Marta subjugue l'Opéra de Lille
Sur un texte noir mais empreint d’humour de Gerhild Steinbuch, Wolfgang Mitterer signe une œuvre maîtresse.
(Lille
De notre envoyé spécial)
L’Opéra de Lille a eu, une fois de plus, la main heureuse dans le choix de ses équipes de création. Réussite du livret d’abord. L’Autrichienne Gerhild Steinbuch y associe sous l’aspect d’un conte réaliste, sciencefiction, poésie, tragicomédie, renvoyant autant à l’histoire qu’au secret des âmes.
Réussite musicale ensuite, avec une partition à la fois novatrice et respectueuse du style lyrique : Wolfgang Mitterer (né en 1958) crée des sons inouïs tout en offrant aux chanteurs de vrais airs d’opéra. Réussite scénique enfin, grâce à la mise en scène au cordeau de Ludovic Lagarde, dans une élégante scénographie d’Antoine Vasseur où une brillante distribution se meut avec naturel.
L’action se situe dans un monde sans avenir et un pays indéterminé. Un capitaine-dictateur entend fonder un ordre nouveau d’où les enfants sont bannis. Ginevra, épouse du roi falot Arthur, a pu cacher sa fille Marta qu’elle a eue avec Grot, dit « l’outsider », pour lui éviter le destin des autres enfants. Enfermée dans une vitrine, tel un exemple de ce que pouvait être l’enfance, Marta grandit et se révolte. À la fin, tout le monde meurt, « comme dans Hamlet », explique le compositeur, d’où peut-être le choix de la langue anglaise…
Cette intrigue noire au développement cinématographique est remarquablement mise en musique. L’ensemble de 12 instrumentistes avec guitare électrique et électronique utilisées avec tact exalte des couleurs foisonnantes.
L’inspiration de Wolfgang Mitterer est puissante, très personnelle. Intégrant le jazz et la pop avec raffinement, le compositeur et organiste autrichien déroule une écriture virtuose qui suscite une vélocité ahurissante dans la fosse et une finesse mélodique, rare dans l’opéra contemporain. Le chant, soliste et choral, y est omniprésent, la conduite vocale aisée pour les chanteurs, soutenus par une amplification discrète.

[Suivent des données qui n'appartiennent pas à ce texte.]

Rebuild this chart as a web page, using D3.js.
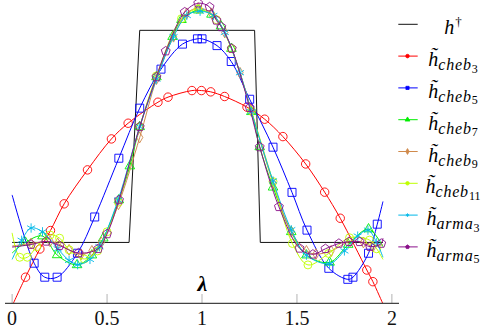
<!DOCTYPE html>
<html><head><meta charset="utf-8">
<script src="https://cdn.jsdelivr.net/npm/d3@7"></script>
<style>html,body{margin:0;padding:0;background:#fff;} svg{display:block}</style>
</head><body>
<svg id="c" width="497" height="332"></svg>
<script>
// ---------- data ----------
const xTicks = [0, 0.5, 1, 1.5, 2];
const xTickLabels = ["0", "0.5", "1", "1.5", "2"];

const stepLam = [0, 0.616, 0.672, 1.277, 1.307, 1.953];
const stepVal = [0, 0, 1, 1, 0, 0];

const cheb3Lam = [0, 0.0705, 0.146, 0.202, 0.274, 0.397, 0.523, 0.611, 0.768, 0.821, 0.947, 0.997, 1.046, 1.119, 1.237, 1.330, 1.426, 1.546, 1.646, 1.728, 1.868, 1.900, 1.953];
const cheb3Val = [-0.30, -0.164, -0.031, 0.056, 0.182, 0.342, 0.488, 0.562, 0.661, 0.685, 0.716, 0.716, 0.710, 0.688, 0.638, 0.581, 0.499, 0.370, 0.237, 0.114, -0.130, -0.185, -0.29];

const cheb5Lam = [0, 0.116, 0.172, 0.237, 0.344, 0.435, 0.562, 0.672, 0.784, 0.897, 0.976, 1.0, 1.079, 1.154, 1.251, 1.374, 1.474, 1.553, 1.668, 1.768, 1.795, 1.877, 1.923, 1.953];
const cheb5Val = [0.224, -0.098, -0.164, -0.164, -0.051, 0.120, 0.397, 0.633, 0.817, 0.935, 0.960, 0.960, 0.928, 0.853, 0.675, 0.449, 0.236, 0.058, -0.122, -0.174, -0.164, -0.051, 0.086, 0.193];

const cheb7Lam = [0, 0.07, 0.16, 0.237, 0.342, 0.42, 0.48, 0.562, 0.62, 0.672, 0.76, 0.845, 0.892, 0.98, 1.05, 1.1, 1.155, 1.26, 1.304, 1.374, 1.47, 1.55, 1.672, 1.77, 1.877, 1.953];
const cheb7Val = [-0.05, 0.0, 0.03, -0.059, -0.106, -0.06, 0.02, 0.2, 0.36, 0.545, 0.78, 0.97, 1.05, 1.095, 1.075, 1.02, 0.914, 0.616, 0.45, 0.26, 0.05, -0.06, -0.094, -0.01, 0.063, -0.02];

const cheb9Lam = [0, 0.1, 0.2, 0.24, 0.3, 0.363, 0.42, 0.47, 0.56, 0.672, 0.76, 0.85, 0.92, 0.98, 1.05, 1.12, 1.2, 1.26, 1.374, 1.47, 1.55, 1.6, 1.68, 1.78, 1.85, 1.9, 1.953];
const cheb9Val = [-0.017, -0.005, 0.005, -0.005, -0.035, -0.057, -0.04, 0.0, 0.18, 0.495, 0.77, 0.97, 1.08, 1.105, 1.08, 0.99, 0.8, 0.62, 0.28, 0.05, -0.04, -0.055, -0.04, 0.005, 0.0, -0.02, -0.01];

const cheb11Lam = [0, 0.04, 0.08, 0.13, 0.2, 0.25, 0.3, 0.38, 0.45, 0.5, 0.56, 0.672, 0.76, 0.892, 0.98, 1.076, 1.155, 1.26, 1.374, 1.476, 1.558, 1.667, 1.777, 1.882, 1.92, 1.953];
const cheb11Val = [0.045, -0.07, -0.07, -0.02, 0.035, 0.02, -0.035, -0.078, -0.04, 0.05, 0.19, 0.545, 0.785, 1.055, 1.1, 1.05, 0.914, 0.62, 0.287, -0.005, -0.106, -0.052, 0.022, 0.011, -0.03, -0.08];

const arma3Lam = [0, 0.05, 0.1, 0.16, 0.24, 0.3, 0.345, 0.41, 0.46, 0.558, 0.672, 0.76, 0.85, 0.92, 0.99, 1.06, 1.12, 1.2, 1.26, 1.374, 1.47, 1.55, 1.672, 1.75, 1.82, 1.874, 1.92, 1.953];
const arma3Val = [-0.08, 0.01, 0.068, 0.05, -0.03, -0.085, -0.105, -0.08, -0.02, 0.2, 0.545, 0.77, 0.97, 1.07, 1.09, 1.07, 0.99, 0.8, 0.616, 0.29, 0.06, -0.06, -0.1, -0.04, 0.03, 0.058, 0.0, -0.07];

const arma5Lam = [0, 0.1, 0.18, 0.25, 0.35, 0.453, 0.5, 0.563, 0.672, 0.76, 0.809, 0.909, 0.98, 1.04, 1.076, 1.102, 1.157, 1.251, 1.304, 1.405, 1.514, 1.584, 1.65, 1.721, 1.774, 1.83, 1.885, 1.944, 1.953];
const arma5Val = [-0.022, -0.01, 0.005, -0.015, -0.05, -0.03, 0.04, 0.2, 0.545, 0.78, 0.902, 1.086, 1.128, 1.11, 1.047, 1.016, 0.914, 0.635, 0.45, 0.168, -0.028, -0.056, -0.03, -0.005, 0.003, 0.003, -0.02, -0.005, 0.02];

// ---------- chart ----------
const FONT = "'Liberation Serif'";
const svg = d3.select("#c");
const x = d3.scaleLinear().domain([-0.0375, 2.0375]).range([5, 399]);
const y = d3.scaleLinear().domain([-0.287, 1.143]).range([303.3, 0]);

svg.append("defs").append("clipPath").attr("id", "clip")
  .append("rect").attr("x", 5).attr("y", 0).attr("width", 394).attr("height", 303.3);

const pentagon = {
  draw(ctx, size) {
    const r = Math.sqrt(size / 2.378);
    for (let i = 0; i < 5; i++) {
      const a = -Math.PI / 2 + i * 2 * Math.PI / 5;
      const px = r * Math.cos(a), py = r * Math.sin(a);
      if (i === 0) ctx.moveTo(px, py); else ctx.lineTo(px, py);
    }
    ctx.closePath();
  }
};
const asterisk = {
  draw(ctx, size) {
    const r = Math.sqrt(size) * 0.6;
    for (let i = 0; i < 3; i++) {
      const a = Math.PI / 2 + i * Math.PI / 3;
      ctx.moveTo(r * Math.cos(a), r * Math.sin(a));
      ctx.lineTo(-r * Math.cos(a), -r * Math.sin(a));
    }
  }
};

const series = [
  {lam: cheb3Lam, val: cheb3Val, color: "#ff0000", sym: d3.symbolCircle, size: 56},
  {lam: cheb5Lam, val: cheb5Val, color: "#0000ff", sym: d3.symbolSquare, size: 64},
  {lam: cheb7Lam, val: cheb7Val, color: "#00ee00", sym: d3.symbolTriangle, size: 40},
  {lam: cheb9Lam, val: cheb9Val, color: "#d08a4c", sym: d3.symbolDiamond, size: 34},
  {lam: cheb11Lam, val: cheb11Val, color: "#bfff00", sym: d3.symbolCircle, size: 50},
  {lam: arma3Lam, val: arma3Val, color: "#00b8e8", sym: asterisk, size: 60},
  {lam: arma5Lam, val: arma5Val, color: "#8a108a", sym: pentagon, size: 52}
];

const plot = svg.append("g").attr("clip-path", "url(#clip)");

plot.append("path")
  .datum(stepLam.map((l, i) => [l, stepVal[i]]))
  .attr("fill", "none").attr("stroke", "#111").attr("stroke-width", 1)
  .attr("d", d3.line().x(d => x(d[0])).y(d => y(d[1])));

const line = d3.line().x(d => x(d[0])).y(d => y(d[1])).curve(d3.curveCatmullRom.alpha(0.5));
series.forEach(s => {
  const pts = s.lam.map((l, i) => [l, s.val[i]]);
  plot.append("path").datum(pts)
    .attr("fill", "none").attr("stroke", s.color).attr("stroke-width", 1)
    .attr("d", line);
  plot.selectAll(null).data(pts.slice(1, -1)).enter().append("path")
    .attr("transform", d => `translate(${x(d[0])},${y(d[1])})`)
    .attr("d", d3.symbol().type(s.sym).size(s.size))
    .attr("fill", "none").attr("stroke", s.color).attr("stroke-width", 0.9);
});

// x axis
const ax = svg.append("g");
ax.selectAll("line.tick").data(xTicks).enter().append("line")
  .attr("x1", d => x(d)).attr("x2", d => x(d)).attr("y1", 294).attr("y2", 303.3)
  .attr("stroke", "#aaa").attr("stroke-width", 0.9);
ax.append("line").attr("x1", x.range()[0]).attr("x2", x.range()[1])
  .attr("y1", 303.3).attr("y2", 303.3).attr("stroke", "#444").attr("stroke-width", 1.3);
ax.selectAll("text").data(xTicks).enter().append("text")
  .attr("x", d => x(d)).attr("y", 325).attr("text-anchor", "middle")
  .style("font-family", FONT).style("font-size", "20px").attr("fill", "#111")
  .text((d, i) => xTickLabels[i]);
svg.append("text").attr("x", 202.5).attr("y", 291).attr("text-anchor", "middle")
  .style("font-family", FONT).style("font-size", "22px").style("font-weight", "bold")
  .style("font-style", "italic").attr("fill", "#000").text("λ");

// legend
const legendItems = [
  {sub: null, subsub: null},
  {sub: "cheb", subsub: "3"}, {sub: "cheb", subsub: "5"}, {sub: "cheb", subsub: "7"},
  {sub: "cheb", subsub: "9"}, {sub: "cheb", subsub: "11"},
  {sub: "arma", subsub: "3"}, {sub: "arma", subsub: "5"}
];
const lg = svg.append("g");
legendItems.forEach((it, i) => {
  const cy = 24.3 + i * 31.8;
  const s = i > 0 ? series[i - 1] : null;
  const col = s ? s.color : "#111";
  lg.append("line").attr("x1", 398.3).attr("x2", 417.7).attr("y1", cy).attr("y2", cy)
    .attr("stroke", col).attr("stroke-width", 1);
  if (s) {
    lg.append("path").attr("transform", `translate(407.5,${cy})`)
      .attr("d", d3.symbol().type(s.sym).size(10))
      .attr("fill", col).attr("stroke", col).attr("stroke-width", 0.8);
  }
  const t = lg.append("text").attr("x", 453).attr("y", cy + 10)
    .attr("text-anchor", "middle").style("font-family", FONT)
    .style("font-style", "italic").attr("fill", "#000");
  if (i === 0) {
    t.append("tspan").style("font-size", "20px").text("h");
    t.append("tspan").style("font-size", "13px").style("font-style", "normal").attr("dy", -8).attr("dx", 1).text("†");
  } else {
    t.append("tspan").style("font-size", "20px").text("h\u0303");
    t.append("tspan").style("font-size", "16px").attr("dy", 4).attr("letter-spacing", 0.8).text(it.sub);
    t.append("tspan").style("font-size", "12px").style("font-style", "normal").attr("dy", 2.5).text(it.subsub);
  }
});
</script>
</body></html>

Elsa Benoît est une Marta spontanée et touchante, Ursula Hesse von den Steinen une reine de noble stature et Georg Nigl donne de sa voix cuivrée une force saillante au personnage de Grot. À leur côté, Tom Randle incarne un capitaine vindicatif et Martin Mairinger un roi veule. Les Cris de Paris et l’ensemble Ictus excellent dans leur précision et leur homogénéité exemplaires, dirigés avec élan par Clément Power.